_Data shown_
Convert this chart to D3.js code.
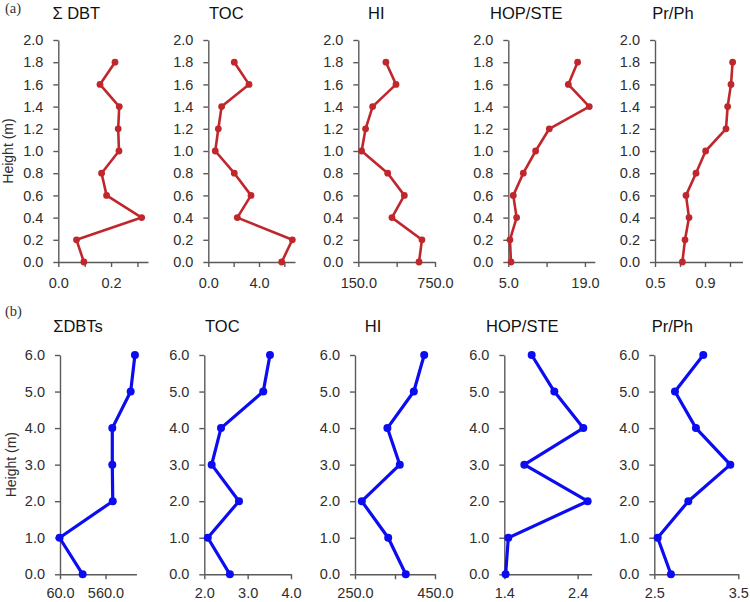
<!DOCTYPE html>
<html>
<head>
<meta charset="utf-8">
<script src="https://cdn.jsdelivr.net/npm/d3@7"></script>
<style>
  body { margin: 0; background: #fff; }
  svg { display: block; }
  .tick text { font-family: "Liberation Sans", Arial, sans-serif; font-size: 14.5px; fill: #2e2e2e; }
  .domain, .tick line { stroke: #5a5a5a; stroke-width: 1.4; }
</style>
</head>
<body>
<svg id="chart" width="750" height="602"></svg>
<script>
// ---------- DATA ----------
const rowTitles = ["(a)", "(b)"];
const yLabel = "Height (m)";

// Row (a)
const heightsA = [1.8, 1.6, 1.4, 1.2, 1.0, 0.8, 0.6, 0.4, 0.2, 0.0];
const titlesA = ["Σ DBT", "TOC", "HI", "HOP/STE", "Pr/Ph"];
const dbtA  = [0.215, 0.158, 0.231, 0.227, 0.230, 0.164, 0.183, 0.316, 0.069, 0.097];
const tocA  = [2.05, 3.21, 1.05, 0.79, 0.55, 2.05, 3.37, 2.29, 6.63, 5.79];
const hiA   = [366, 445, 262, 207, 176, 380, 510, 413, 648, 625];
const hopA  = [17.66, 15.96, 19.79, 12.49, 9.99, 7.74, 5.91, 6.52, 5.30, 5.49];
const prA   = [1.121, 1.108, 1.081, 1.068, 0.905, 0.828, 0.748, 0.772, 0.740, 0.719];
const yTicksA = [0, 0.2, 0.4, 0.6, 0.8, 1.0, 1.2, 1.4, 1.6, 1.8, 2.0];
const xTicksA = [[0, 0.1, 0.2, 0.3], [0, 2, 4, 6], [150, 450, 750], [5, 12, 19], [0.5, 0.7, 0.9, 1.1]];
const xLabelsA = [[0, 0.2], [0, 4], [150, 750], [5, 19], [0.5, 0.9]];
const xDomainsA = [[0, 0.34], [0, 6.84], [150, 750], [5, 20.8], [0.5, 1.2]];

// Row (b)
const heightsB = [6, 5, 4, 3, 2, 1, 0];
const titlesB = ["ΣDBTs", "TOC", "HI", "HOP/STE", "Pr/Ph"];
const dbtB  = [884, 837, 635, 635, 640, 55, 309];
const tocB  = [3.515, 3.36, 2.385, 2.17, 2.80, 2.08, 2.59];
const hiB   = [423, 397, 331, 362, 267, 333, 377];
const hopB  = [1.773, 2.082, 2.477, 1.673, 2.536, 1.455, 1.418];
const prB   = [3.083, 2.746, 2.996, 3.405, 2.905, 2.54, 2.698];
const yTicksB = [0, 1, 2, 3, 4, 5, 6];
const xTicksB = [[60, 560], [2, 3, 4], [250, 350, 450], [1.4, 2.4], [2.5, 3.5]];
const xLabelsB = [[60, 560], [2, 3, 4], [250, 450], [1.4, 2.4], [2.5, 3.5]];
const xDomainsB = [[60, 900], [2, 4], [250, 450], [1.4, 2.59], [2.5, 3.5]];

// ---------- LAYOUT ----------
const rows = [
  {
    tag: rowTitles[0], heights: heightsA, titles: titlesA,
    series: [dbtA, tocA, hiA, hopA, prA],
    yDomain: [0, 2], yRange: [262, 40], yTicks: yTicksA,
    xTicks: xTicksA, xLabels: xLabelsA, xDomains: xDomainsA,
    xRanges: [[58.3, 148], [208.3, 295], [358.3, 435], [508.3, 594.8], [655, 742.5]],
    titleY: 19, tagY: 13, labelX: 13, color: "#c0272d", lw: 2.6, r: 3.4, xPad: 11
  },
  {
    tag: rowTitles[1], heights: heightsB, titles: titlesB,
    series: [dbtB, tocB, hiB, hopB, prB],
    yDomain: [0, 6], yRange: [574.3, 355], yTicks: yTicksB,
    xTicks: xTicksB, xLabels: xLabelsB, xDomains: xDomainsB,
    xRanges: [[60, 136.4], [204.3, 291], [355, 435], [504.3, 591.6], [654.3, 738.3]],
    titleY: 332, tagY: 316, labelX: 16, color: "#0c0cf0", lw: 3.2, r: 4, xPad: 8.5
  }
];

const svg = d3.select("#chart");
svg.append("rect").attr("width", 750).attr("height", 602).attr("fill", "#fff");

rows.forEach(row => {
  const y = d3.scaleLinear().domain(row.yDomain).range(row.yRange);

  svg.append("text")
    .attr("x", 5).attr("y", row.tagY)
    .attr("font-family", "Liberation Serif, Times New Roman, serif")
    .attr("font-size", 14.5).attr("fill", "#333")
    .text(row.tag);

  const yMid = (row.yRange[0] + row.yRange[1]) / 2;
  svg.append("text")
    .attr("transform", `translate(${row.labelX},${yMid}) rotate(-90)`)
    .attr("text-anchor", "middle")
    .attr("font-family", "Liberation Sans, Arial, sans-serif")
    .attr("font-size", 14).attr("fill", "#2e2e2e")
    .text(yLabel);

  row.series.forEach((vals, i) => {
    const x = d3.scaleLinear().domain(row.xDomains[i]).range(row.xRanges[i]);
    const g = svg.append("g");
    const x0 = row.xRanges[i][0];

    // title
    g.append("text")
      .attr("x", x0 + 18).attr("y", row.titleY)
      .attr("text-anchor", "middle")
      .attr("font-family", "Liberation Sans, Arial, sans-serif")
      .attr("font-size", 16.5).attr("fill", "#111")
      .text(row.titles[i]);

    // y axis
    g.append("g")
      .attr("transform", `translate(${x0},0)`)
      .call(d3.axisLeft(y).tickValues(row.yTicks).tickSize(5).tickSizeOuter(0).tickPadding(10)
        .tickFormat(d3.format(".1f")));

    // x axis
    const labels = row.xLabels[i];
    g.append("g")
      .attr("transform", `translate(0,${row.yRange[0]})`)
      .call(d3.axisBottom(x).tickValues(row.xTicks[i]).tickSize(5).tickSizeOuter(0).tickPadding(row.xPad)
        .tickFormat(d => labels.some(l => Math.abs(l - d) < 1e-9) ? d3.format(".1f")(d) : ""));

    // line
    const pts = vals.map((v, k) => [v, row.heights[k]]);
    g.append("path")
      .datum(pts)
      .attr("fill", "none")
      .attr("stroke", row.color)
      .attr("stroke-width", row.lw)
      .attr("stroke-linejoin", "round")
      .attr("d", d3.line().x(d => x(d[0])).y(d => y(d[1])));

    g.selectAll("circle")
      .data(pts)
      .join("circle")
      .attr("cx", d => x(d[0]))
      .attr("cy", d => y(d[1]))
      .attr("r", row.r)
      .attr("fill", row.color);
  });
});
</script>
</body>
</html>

_What is expected_
Restate the whole listing above exactly, except for its images.

_Output of the exercise_
Convert this chart to D3.js code.
<!DOCTYPE html>
<html>
<head>
<meta charset="utf-8">
<script src="https://cdn.jsdelivr.net/npm/d3@7"></script>
<style>
  body { margin: 0; background: #fff; }
  svg { display: block; }
  .tick text { font-family: "Liberation Sans", Arial, sans-serif; font-size: 14.5px; fill: #2e2e2e; }
  .domain, .tick line { stroke: #5a5a5a; stroke-width: 1.4; }
</style>
</head>
<body>
<svg id="chart" width="750" height="602"></svg>
<script>
// ---------- DATA ----------
const rowTitles = ["(a)", "(b)"];
const yLabel = "Height (m)";

// Row (a)
const heightsA = [1.8, 1.6, 1.4, 1.2, 1.0, 0.8, 0.6, 0.4, 0.2, 0.0];
const titlesA = ["Σ DBT", "TOC", "HI", "HOP/STE", "Pr/Ph"];
const dbtA  = [0.215, 0.158, 0.231, 0.227, 0.230, 0.164, 0.183, 0.316, 0.069, 0.097];
const tocA  = [2.05, 3.21, 1.05, 0.79, 0.55, 2.05, 3.37, 2.29, 6.63, 5.79];
const hiA   = [366, 445, 262, 207, 176, 380, 510, 413, 648, 625];
const hopA  = [17.66, 15.96, 19.79, 12.49, 9.99, 7.74, 5.91, 6.52, 5.30, 5.49];
const prA   = [1.121, 1.108, 1.081, 1.068, 0.905, 0.828, 0.748, 0.772, 0.740, 0.719];
const yTicksA = [0, 0.2, 0.4, 0.6, 0.8, 1.0, 1.2, 1.4, 1.6, 1.8, 2.0];
const xTicksA = [[0, 0.1, 0.2, 0.3], [0, 2, 4, 6], [150, 450, 750], [5, 12, 19], [0.5, 0.7, 0.9, 1.1]];
const xLabelsA = [[0, 0.2], [0, 4], [150, 750], [5, 19], [0.5, 0.9]];
const xDomainsA = [[0, 0.34], [0, 6.84], [150, 750], [5, 20.8], [0.5, 1.2]];

// Row (b)
const heightsB = [6, 5, 4, 3, 2, 1, 0];
const titlesB = ["ΣDBTs", "TOC", "HI", "HOP/STE", "Pr/Ph"];
const dbtB  = [884, 837, 635, 635, 640, 55, 309];
const tocB  = [3.515, 3.36, 2.385, 2.17, 2.80, 2.08, 2.59];
const hiB   = [423, 397, 331, 362, 267, 333, 377];
const hopB  = [1.773, 2.082, 2.477, 1.673, 2.536, 1.455, 1.418];
const prB   = [3.083, 2.746, 2.996, 3.405, 2.905, 2.54, 2.698];
const yTicksB = [0, 1, 2, 3, 4, 5, 6];
const xTicksB = [[60, 560], [2, 3, 4], [250, 350, 450], [1.4, 2.4], [2.5, 3.5]];
const xLabelsB = [[60, 560], [2, 3, 4], [250, 450], [1.4, 2.4], [2.5, 3.5]];
const xDomainsB = [[60, 900], [2, 4], [250, 450], [1.4, 2.59], [2.5, 3.5]];

// ---------- LAYOUT ----------
const rows = [
  {
    tag: rowTitles[0], heights: heightsA, titles: titlesA,
    series: [dbtA, tocA, hiA, hopA, prA],
    yDomain: [0, 2], yRange: [262, 40], yTicks: yTicksA,
    xTicks: xTicksA, xLabels: xLabelsA, xDomains: xDomainsA,
    xRanges: [[58.3, 148], [208.3, 295], [358.3, 435], [508.3, 594.8], [655, 742.5]],
    titleY: 19, tagY: 13, labelX: 13, color: "#c0272d", lw: 2.6, r: 3.4, xPad: 11
  },
  {
    tag: rowTitles[1], heights: heightsB, titles: titlesB,
    series: [dbtB, tocB, hiB, hopB, prB],
    yDomain: [0, 6], yRange: [574.3, 355], yTicks: yTicksB,
    xTicks: xTicksB, xLabels: xLabelsB, xDomains: xDomainsB,
    xRanges: [[60, 136.4], [204.3, 291], [355, 435], [504.3, 591.6], [654.3, 738.3]],
    titleY: 332, tagY: 316, labelX: 16, color: "#0c0cf0", lw: 3.2, r: 4, xPad: 8.5
  }
];

const svg = d3.select("#chart");
svg.append("rect").attr("width", 750).attr("height", 602).attr("fill", "#fff");

rows.forEach(row => {
  const y = d3.scaleLinear().domain(row.yDomain).range(row.yRange);

  svg.append("text")
    .attr("x", 5).attr("y", row.tagY)
    .attr("font-family", "Liberation Serif, Times New Roman, serif")
    .attr("font-size", 14.5).attr("fill", "#333")
    .text(row.tag);

  const yMid = (row.yRange[0] + row.yRange[1]) / 2;
  svg.append("text")
    .attr("transform", `translate(${row.labelX},${yMid}) rotate(-90)`)
    .attr("text-anchor", "middle")
    .attr("font-family", "Liberation Sans, Arial, sans-serif")
    .attr("font-size", 14).attr("fill", "#2e2e2e")
    .text(yLabel);

  row.series.forEach((vals, i) => {
    const x = d3.scaleLinear().domain(row.xDomains[i]).range(row.xRanges[i]);
    const g = svg.append("g");
    const x0 = row.xRanges[i][0];

    // title
    g.append("text")
      .attr("x", x0 + 18).attr("y", row.titleY)
      .attr("text-anchor", "middle")
      .attr("font-family", "Liberation Sans, Arial, sans-serif")
      .attr("font-size", 16.5).attr("fill", "#111")
      .text(row.titles[i]);

    // y axis
    g.append("g")
      .attr("transform", `translate(${x0},0)`)
      .call(d3.axisLeft(y).tickValues(row.yTicks).tickSize(5).tickSizeOuter(0).tickPadding(10)
        .tickFormat(d3.format(".1f")));

    // x axis
    const labels = row.xLabels[i];
    g.append("g")
      .attr("transform", `translate(0,${row.yRange[0]})`)
      .call(d3.axisBottom(x).tickValues(row.xTicks[i]).tickSize(5).tickSizeOuter(0).tickPadding(row.xPad)
        .tickFormat(d => labels.some(l => Math.abs(l - d) < 1e-9) ? d3.format(".1f")(d) : ""));

    // line
    const pts = vals.map((v, k) => [v, row.heights[k]]);
    g.append("path")
      .datum(pts)
      .attr("fill", "none")
      .attr("stroke", row.color)
      .attr("stroke-width", row.lw)
      .attr("stroke-linejoin", "round")
      .attr("d", d3.line().x(d => x(d[0])).y(d => y(d[1])));

    g.selectAll("circle")
      .data(pts)
      .join("circle")
      .attr("cx", d => x(d[0]))
      .attr("cy", d => y(d[1]))
      .attr("r", row.r)
      .attr("fill", row.color);
  });
});
</script>
</body>
</html>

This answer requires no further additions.